I don't know specifics of Google's system, but there are two technologies that are relevant to solving this problem, and it may use both together (depending on circumstances). Either way, the first thing it does is to Fourier transform short samples of what it's hearing. This gives it the spectrum of the sound, telling it how much of each frequency is present, and (because it has a sequence of samples) how that changes over time. Once it has this, it can filter out some very high- and low-pitched bands that don't help to identify the sound.

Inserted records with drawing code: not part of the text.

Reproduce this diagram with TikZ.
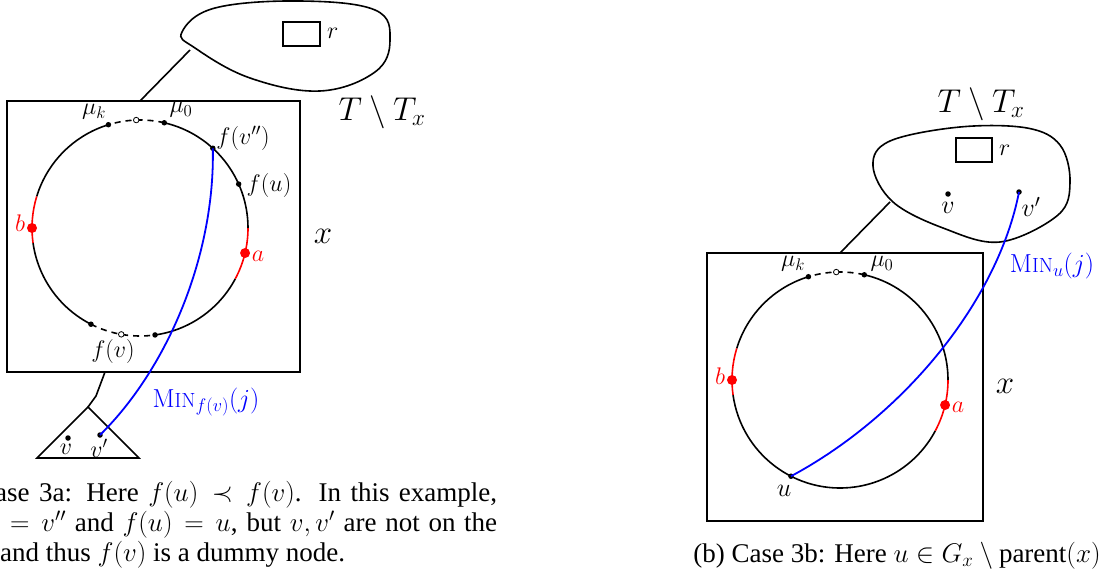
\RequirePackage{fix-cm}
\documentclass[tikz,border=0pt]{standalone}
\usepackage{fontspec}
\newfontfamily\capfont{Liberation Serif}
\usetikzlibrary{calc}
\begin{document}
\begin{tikzpicture}[x=1pt,y=1pt,
  ring/.style={line width=1.6pt},
  redarc/.style={line width=1.6pt, red},
  dasharc/.style={line width=1.6pt, dash pattern=on 6pt off 5pt},
  bluepath/.style={blue, line width=1.8pt},
  lbl/.style={font=\fontsize{24}{28}\selectfont, inner sep=0pt},
  rlbl/.style={font=\fontsize{26}{30}\selectfont, inner sep=0pt},
  biglbl/.style={font=\fontsize{33}{38}\selectfont, inner sep=0pt},
  minlbl/.style={font=\fontsize{26}{31}\selectfont, inner sep=0pt, text=blue},
  caption/.style={font=\capfont\fontsize{27}{32}\selectfont, inner sep=0pt},
  dot/.style={circle, fill=black, inner sep=0pt, minimum size=5.5pt},
  odot/.style={circle, draw=black, fill=white, line width=0.8pt, inner sep=0pt, minimum size=5.5pt},
  rdot/.style={circle, fill=red, inner sep=0pt, minimum size=10pt},
  boxnode/.style={draw, line width=1.6pt, inner sep=0pt}
]
\useasboundingbox (0,0) rectangle (1102,-575);

%================ LEFT FIGURE =================
% blob T \ T_x
\draw[ring] plot[smooth cycle, tension=0.65] coordinates
  {(182,-32) (215,-8) (300,-1) (375,-10) (390,-40) (375,-72) (320,-91) (250,-78) (195,-48)};
\node[boxnode, minimum width=37pt, minimum height=24pt] (rA) at (301.5,-34) {};
\node[lbl, anchor=west] (rAl) at (327,-33) {$r$};
\node[biglbl] (TA) at (382,-112) {$T \setminus T_x$};
% rectangle x
\node[boxnode, minimum width=293pt, minimum height=271pt] (XA) at (153.5,-236.5) {};
\node[biglbl] (xA) at (323,-236) {$x$};
\coordinate (blobA) at (190,-50);
\coordinate (XAtop) at (140,-101);
\draw[ring] (blobA) -- (XAtop);
% cycle
\coordinate (CA) at (140,-228);
\draw[ring] (CA) ++(107:108) arc[start angle=107,end angle=163,radius=108];
\draw[redarc] (CA) ++(163:108) arc[start angle=163,end angle=188,radius=108];
\draw[ring] (CA) ++(188:108) arc[start angle=188,end angle=243,radius=108];
\draw[dasharc] (CA) ++(243:108) arc[start angle=243,end angle=278,radius=108];
\draw[ring] (CA) ++(278:108) arc[start angle=278,end angle=332,radius=108];
\draw[redarc] (CA) ++(332:108) arc[start angle=332,end angle=360,radius=108];
\draw[ring] (CA) ++(0:108) arc[start angle=0,end angle=77,radius=108];
\draw[dasharc] (CA) ++(77:108) arc[start angle=77,end angle=107,radius=108];
% points on the cycle
\path (CA) ++(107:108) node[dot] (mukA) {};
\path (CA) ++(92:108) node[odot] (mmA) {};
\path (CA) ++(77:108) node[dot] (mu0A) {};
\path (CA) ++(47.6:108) node[dot] (fvppA) {};
\path (CA) ++(24:108) node[dot] (fuA) {};
\path (CA) ++(180:108) node[rdot] (bA) {};
\path (CA) ++(-13.4:108) node[rdot] (aA) {};
\path (CA) ++(243:108) node[dot] (d1A) {};
\path (CA) ++(260:108) node[odot] (fvA) {};
\path (CA) ++(278:108) node[dot] (d2A) {};
\node[lbl] at (94,-112) {$\mu_k$};
\node[lbl] at (181,-110) {$\mu_0$};
\node[lbl] at (243,-138) {$f(v'')$};
\node[lbl] at (269,-186) {$f(u)$};
\node[lbl, text=red] at (20,-223) {$b$};
\node[lbl, text=red] at (258,-256) {$a$};
\node[lbl] at (113,-351) {$f(v)$};
% subtree triangle
\coordinate (XAbot) at (105,-372);
\coordinate (bend) at (96,-396);
\coordinate (apex) at (88,-407);
\draw[ring] (XAbot) -- (bend) -- (apex);
\draw[ring] (apex) -- (37,-458) -- (139,-458) -- cycle;
\node[dot] (vA) at (68,-438) {};
\node[dot] (vpA) at (100,-435) {};
\node[lbl] at (66,-449) {$v$};
\node[lbl] at (99,-448) {$v'$};
% blue path
\draw[bluepath] (fvppA.center) .. controls (215,-255) and (168,-368) .. (vpA.center);
\node[minlbl] at (206,-402) {M{\fontsize{20.5}{25}\selectfont IN}$_{f(v)}(j)$};
% caption (a)
\node[caption, anchor=base west] at (-5,-501) {\makebox[502pt][s]{ase 3a: Here $f(u) \prec f(v)$. In this example,}};
\node[caption, anchor=base west] at (10,-531) {\makebox[487pt][s]{$= v''$ and $f(u) = u$, but $v, v'$ are not on the}};
\node[caption, anchor=base west] at (0,-561) {and thus $f(v)$ is a dummy node.};

%================ RIGHT FIGURE =================
\draw[ring] plot[smooth cycle, tension=0.6] coordinates
  {(873,-166) (890,-141) (960,-127) (1027,-128) (1060,-145) (1070,-182) (1058,-215) (1000,-242) (943,-228) (893,-202)};
\node[boxnode, minimum width=36pt, minimum height=24pt] (rB) at (974,-150) {};
\node[lbl, anchor=west] (rBl) at (999,-150) {$r$};
\node[biglbl] (TB) at (981,-104) {$T \setminus T_x$};
\node[dot] (vB) at (948,-194) {};
\node[dot] (vpB) at (1019,-192) {};
\node[rlbl] at (948,-208) {$v$};
\node[rlbl] at (1031,-207) {$v'$};
% rectangle x
\node[boxnode, minimum width=276pt, minimum height=268pt] (XB) at (845,-387) {};
\node[biglbl] (xB) at (1005,-386) {$x$};
\coordinate (blobB) at (890,-202);
\coordinate (XBtop) at (840,-253);
\draw[ring] (blobB) -- (XBtop);
% cycle
\coordinate (CB) at (840,-380);
\draw[ring] (CB) ++(107:108) arc[start angle=107,end angle=163,radius=108];
\draw[redarc] (CB) ++(163:108) arc[start angle=163,end angle=188,radius=108];
\draw[ring] (CB) ++(188:108) arc[start angle=188,end angle=332,radius=108];
\draw[redarc] (CB) ++(332:108) arc[start angle=332,end angle=360,radius=108];
\draw[ring] (CB) ++(0:108) arc[start angle=0,end angle=77,radius=108];
\draw[dasharc] (CB) ++(77:108) arc[start angle=77,end angle=107,radius=108];
\path (CB) ++(107:108) node[dot] (mukB) {};
\path (CB) ++(92:108) node[odot] (mmB) {};
\path (CB) ++(77:108) node[dot] (mu0B) {};
\path (CB) ++(180:108) node[rdot] (bB) {};
\path (CB) ++(-13.4:108) node[rdot] (aB) {};
\path (CB) ++(243:108) node[dot] (uB) {};
\node[lbl] at (793,-264) {$\mu_k$};
\node[lbl] at (882,-264) {$\mu_0$};
\node[lbl, text=red] at (720,-376) {$b$};
\node[lbl, text=red] at (958,-407) {$a$};
\node[rlbl] at (784,-491) {$u$};
% blue path
\draw[bluepath] (uB.center) .. controls (905,-415) and (998,-300) .. (vpB.center);
\node[minlbl] at (1052,-266) {M{\fontsize{20.5}{25}\selectfont IN}$_{u}(j)$};
% caption (b)
\node[caption, anchor=base] at (897,-562) {(b) Case 3b: Here $u \in G_x \setminus{}$parent$(x)$};
\end{tikzpicture}
\end{document}
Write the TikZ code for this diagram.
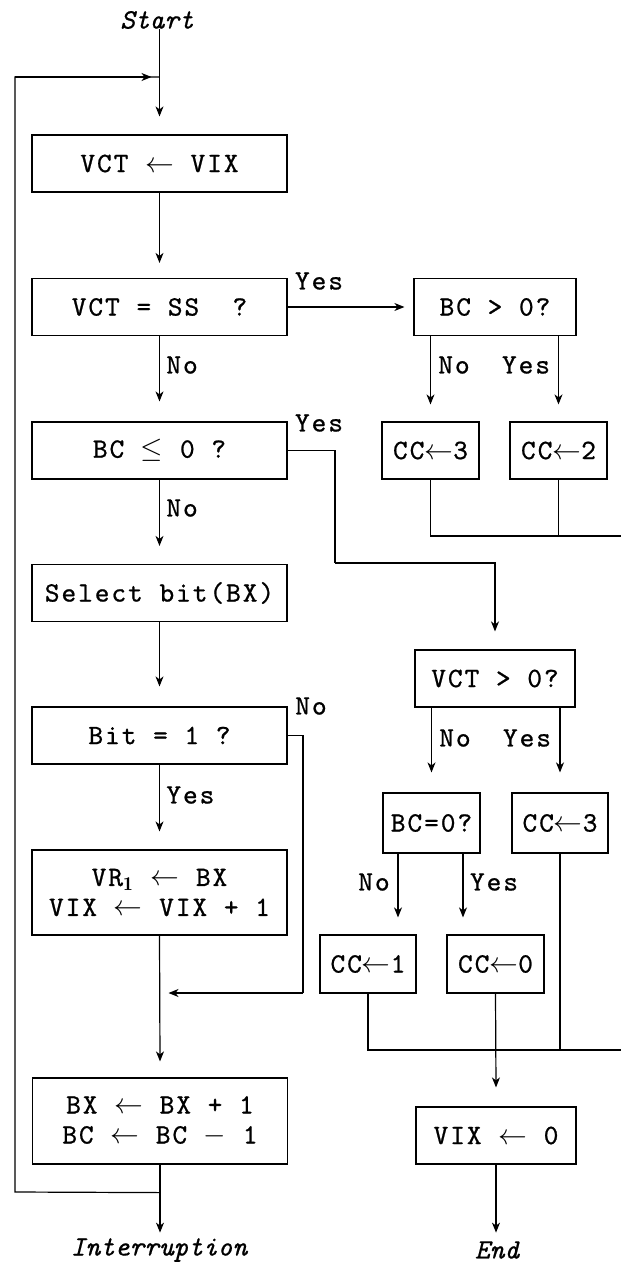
\documentclass[tikz,border=0pt]{standalone}
\usepackage{fontspec}
\newfontfamily\bxfont[LetterSpace=7,FakeBold=0.8]{lmmono10-regular.otf}
\newfontfamily\itfont[FakeBold=0.6]{lmmono10-italic.otf}
\usetikzlibrary{arrows.meta,calc}
\newcommand{\myla}{$\leftarrow$}
\newcommand{\mylat}{$\leftarrow$}
\tikzset{
  box/.style={draw, line width=0.6pt, minimum height=28.5pt, inner sep=0pt,
    font=\fontsize{14pt}{15pt}\bxfont, align=center},
  lbl/.style={font=\fontsize{14pt}{15pt}\bxfont, inner sep=0pt},
  term/.style={font=\fontsize{14pt}{15pt}\itfont, inner sep=0pt},
  ln/.style={line width=0.6pt},
  arr/.style={ln, -{Stealth[length=5pt,width=4pt,inset=1.5pt]}},
}
\begin{document}
\begin{tikzpicture}[x=0.5pt,y=-0.5pt]
\useasboundingbox (0,0) rectangle (621,1262);
% left column
\node[term] (start) at (157,20) {Start};
\node[box, minimum width=127.5pt] (b1) at (159.5,163.5) {VCT \myla{} VIX};
\node[box, minimum width=127.5pt] (b2) at (159.5,307) {VCT = SS\ \ ?};
\node[box, minimum width=127.5pt] (b3) at (159.5,450.5) {BC $\leq$ 0 ?};
\node[box, minimum width=127.5pt] (b4) at (159.5,593) {Select bit(BX)};
\node[box, minimum width=127.5pt] (b5) at (159.5,735.5) {Bit = 1 ?};
\node[box, minimum width=127.5pt, minimum height=42.5pt] (b6) at (159.5,892.5) {VR$_{\mathbf{1}}$ \myla{} BX\\VIX \myla{} VIX + 1};
\node[box, minimum width=127.5pt, minimum height=43pt] (b7) at (160,1121) {BX \myla{} BX + 1\\BC \myla{} BC $-$ 1};
\node[term] (intr) at (159,1250) {Interruption};
% right column
\node[box, minimum width=81pt] (r1) at (495,307) {BC > 0?};
\node[box, minimum width=48.5pt] (r2) at (430.5,450.5) {CC\mylat3};
\node[box, minimum width=48.5pt] (r3) at (558.5,450.5) {CC\mylat2};
\node[box, minimum width=80pt] (r4) at (495,678.5) {VCT > 0?};
\node[box, minimum width=48.5pt, minimum height=30pt] (r5) at (431.5,823) {BC=0?};
\node[box, minimum width=48pt, minimum height=30pt] (r6) at (560,823) {CC\mylat3};
\node[box, minimum width=48pt, minimum height=29pt] (r7) at (368,964) {CC\mylat1};
\node[box, minimum width=48.5pt, minimum height=29pt] (r8) at (495.5,964) {CC\mylat0};
\node[box, minimum width=80pt] (r9) at (496,1135.5) {VIX \myla{} 0};
\node[term] (endn) at (497,1250) {End};
% labels
\node[lbl] (y1) at (319,281) {Yes};
\node[lbl, anchor=west] (n1) at (166,365) {No};
\node[lbl] (y2) at (319,423) {Yes};
\node[lbl, anchor=west] (n2) at (166,508) {No};
\node[lbl] (n3) at (311,706) {No};
\node[lbl, anchor=west] (y3) at (166,795) {Yes};
\node[lbl] (n4) at (454,365) {No};
\node[lbl] (y4) at (526,365) {Yes};
\node[lbl] (n5) at (455,738) {No};
\node[lbl] (y5) at (527,738) {Yes};
\node[lbl] (n6) at (374,882) {No};
\node[lbl] (y6) at (494,882) {Yes};
% connectors: main column
\draw[arr] (b1.north |- start.south) -- ($(b1.north)+(0,-18)$);
\coordinate (jb) at ($(b7.south)+(0,28)$);
\coordinate (lb) at (15,1192);
\coordinate (lt) at (15,77);
\coordinate (jt) at (b1.north |- lt);
\draw[ln] (jb) -- (lb) -- (lt) -- (jt);
\draw[arr] (lt) -- ($(jt)+(-8,0)$);
\draw[arr] (b7.south) -- ($(b7.south)+(0,68)$);
\draw[arr] (b1.south) -- ($(b2.north)+(0,-15)$);
\draw[arr] (b2.east) -- ($(r1.west)+(-9,0)$);
\draw[arr] (b2.south) -- ($(b3.north)+(0,-20)$);
\draw[arr] (b3.south) -- ($(b4.north)+(0,-18)$);
\draw[arr] (b4.south) -- ($(b5.north)+(0,-20)$);
\draw[arr] (b5.south) -- ($(b6.north)+(0,-18)$);
\draw[arr] (b6.south) -- ($(b7.north)+(0,-16)$);
% Bit = 1 ? No branch
\coordinate (rx) at (303,993);
\draw[ln] (b5.east) -| (rx);
\draw[arr] (rx) -- ($(b6.south |- rx)+(9,0)$);
% BC <= 0 ? Yes branch
\coordinate (yb) at (335,563);
\draw[ln] (b3.east) -| (yb);
\draw[arr] (yb) -| ($(r4.north)+(0,-18)$);
% right column
\draw[arr] (r2.north |- r1.south) -- ($(r2.north)+(0,-17)$);
\draw[arr] (r3.north |- r1.south) -- ($(r3.north)+(0,-17)$);
\coordinate (e1) at (621,536);
\draw[ln] (r2.south) |- (e1);
\draw[ln] (r3.south) -- (r3.south |- e1);
\draw[arr] (r5.north |- r4.south) -- ($(r5.north)+(0,-20)$);
\draw[arr] (r6.north |- r4.south) -- ($(r6.north)+(0,-20)$);
\coordinate (c1) at (398,0);
\coordinate (c2) at (463,0);
\draw[arr] (c1 |- r5.south) -- ($(c1 |- r7.north)+(0,-17)$);
\draw[arr] (c2 |- r5.south) -- ($(c2 |- r8.north)+(0,-17)$);
\coordinate (e2) at (621,1050);
\draw[ln] (r7.south) |- (e2);
\draw[ln] (r6.south) -- (r6.south |- e2);
\draw[arr] (r8.south) -- ($(r9.north)+(0,-19)$);
\draw[arr] (r9.south) -- ($(r9.south)+(0,68)$);
\end{tikzpicture}
\end{document}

The output of this is a collection of "buckets", where each bucket represents a frequency band for a particular fraction of a second, and the value tells you how much sound there is in that bucket. This is where there are two possibilities.
Bayesian classifier
The simplest possibility is to give these buckets to some kind of pre-trained Bayesian classifier. This is a class of AI algorithms that can take some collection of features (the frequency/time buckets) and classify the situation into one of a set of groups you define: in this case, "speech" or "music" or "something else". Although it takes a lot of training data to teach the algorithm how to make this classification, the parameters that result (the pre-trained algorithm) are very compact, so it's practical to include these data in the app, allowing off-line classification. I'd expect that it uses this kind of algorithm on its own if you're using Google's off-line speech recognition feature.
Don't forget that a use of this feature might be to recognise an "OK Google" query in a pub with music in the background, so the classification isn't just as simple as "speech" or "music": it has to decide which is louder or in the foreground.
Music recognition
The other possibility is to try to find a matching piece of music straight away. Music recognition involves a big database of all the music you want to recognise. Each piece of music has already been run through the frequency analysis, so it's indexed by the same frequency/time buckets that the app has recorded. The app just has to go to the cloud to ask the database, "Do you have any music that has these buckets?"
The time part of the buckets is only calculated relative to nearby buckets, so it will find the piece of music regardless of what part of it you're listening to. Also, the information in the buckets is reduced with a hash function (a function that turns some numbers into a smaller number), so it's resilient to losing some frequencies (because of a bad sound system or other noise in the background).
This is a really long-winded thing to do just to tell speech from music, and it requires querying Google's servers to do it, so it wouldn't normally be a good option. It's only a good option because, if it is music, the app will need to do this anyway to recognise it.
Summary
Given the advantages and disadvantages of the two algorithms, I'd expect that the app includes both. For off-line use, it would just use the simple classifier. For on-line use, it might well use both in parallel: using the classifier to give a quick result if the input is very likely to be speech, while it waits for the music database in the cloud to try to recognise the particular piece of music (or say no).